By Ben Hirschler
LONDON (Reuters) – U.S. and European regulators said they were assessing evidence that GlaxoSmithKline’s HIV drug dolutegravir might be linked to serious birth defects, casting a shadow over a medicine that has been a key profit driver in recent years.
Friday’s move by the U.S. Food and Drug Administration (FDA) and the European Medicines Agency (EMA) follows preliminary data from a study in Botswana which found four cases of neural tube defects in babies born to mothers who became pregnant while taking the drug.
GSK said it was notifying doctors of the issue and working with healthcare authorities to better understand the potential risk.
“There is no known mechanism linking dolutegravir with these types of birth defects and there are no relevant findings in pre-clinical studies,” the company said in a statement.
The EMA said dolutegravir should not be prescribed to women seeking to become pregnant and women who could become pregnant should use effective contraception while taking it.
Neural tube defects (NTDs), such as spina bifida, are birth defects that can occur early in pregnancy when the spinal cord, brain and related structures do not form properly.
Dolutegravir is a so-called integrase inhibitor found in the branded medicines Tivicay and Triumeq, which are sold by GSK’s majority-owned ViiV Healthcare unit.
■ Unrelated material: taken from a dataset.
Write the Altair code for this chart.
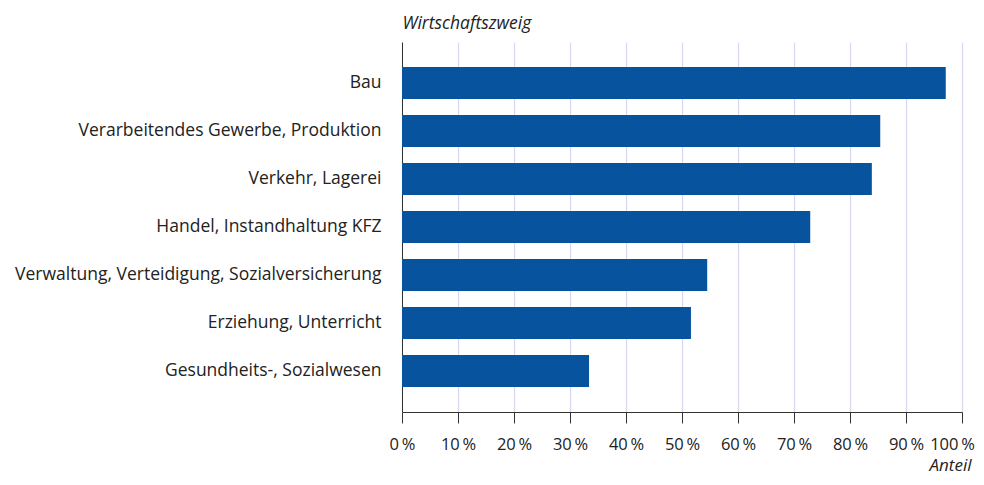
import altair as alt
import pandas as pd

categories = [
    "Bau",
    "Verarbeitendes Gewerbe, Produktion",
    "Verkehr, Lagerei",
    "Handel, Instandhaltung KFZ",
    "Verwaltung, Verteidigung, Sozialversicherung",
    "Erziehung, Unterricht",
    "Gesundheits-, Sozialwesen",
]
anteil = [97.1, 85.4, 83.9, 72.9, 54.5, 51.6, 33.4]

df = pd.DataFrame({"Wirtschaftszweig": categories, "Anteil": anteil})

FONT = "Open Sans"
TXT = "#222222"

chart = (
    alt.Chart(df)
    .mark_bar(color="#07539D")
    .encode(
        x=alt.X(
            "Anteil:Q",
            scale=alt.Scale(domain=[0, 100], nice=False),
            axis=alt.Axis(
                values=list(range(0, 101, 10)),
                labelExpr="datum.value + '\u2009%'",
                title="Anteil",
                titleX=569,
                titleY=58,
                titleAlign="right",
                titleBaseline="alphabetic",
                titleFontStyle="italic",
                titleFontWeight="normal",
                titleFontSize=17,
                titleFont=FONT,
                titleColor=TXT,
                labelFont=FONT,
                labelFontSize=16.5,
                labelColor=TXT,
                labelBaseline="alphabetic",
                labelPadding=26,
                labelOffset=alt.condition("datum.value == 100", alt.value(-10), alt.value(0)),
                tickSize=11,
                tickColor="#333333",
                domainColor="#333333",
                grid=True,
                gridColor="#d6d8f2",
                gridWidth=1.2,
                labelOverlap=False,
                labelFlush=False,
            ),
        ),
        y=alt.Y(
            "Wirtschaftszweig:N",
            sort=categories,
            scale=alt.Scale(paddingInner=1 / 3, paddingOuter=0.52),
            axis=alt.Axis(
                title="Wirtschaftszweig",
                titleAngle=0,
                titleX=0,
                titleY=-14,
                titleAlign="left",
                titleBaseline="alphabetic",
                titleFontStyle="italic",
                titleFontWeight="normal",
                titleFontSize=17.5,
                titleFont=FONT,
                titleColor=TXT,
                labelFont=FONT,
                labelFontSize=17.5,
                labelColor=TXT,
                labelPadding=21,
                labelLimit=500,
                ticks=False,
                domainColor="#333333",
                grid=False,
            ),
        ),
    )
    .properties(
        width=560,
        height=370,
        autosize=alt.AutoSizeParams(type="none"),
        padding={"left": 394, "top": 34, "right": 14, "bottom": 64},
    )
    .configure_view(stroke=None)
)

chart.save("out.html", embed_options={"renderer": "svg", "actions": False})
Gilead Sciences makes a recently approved rival product called bictegravir.
The drugs work by blocking an HIV enzyme to prevent the virus from multiplying, thereby reducing the amount of virus in the body.
“Animal models are generally predictive of drug-induced birth defects and it is very unusual to see an effect in humans if no evidence is observed in animal models,” GSK said.
The World Health Organization already advises against using the drug during pregnancy or breast-feeding due to insufficient safety and efficacy data in this population, and this guidance remains unchanged.
The role of dolutegravir in the four birth defects in Botswana has yet to be established, since NTDs are also associated with risk factors like folic acid deficiency and obesity.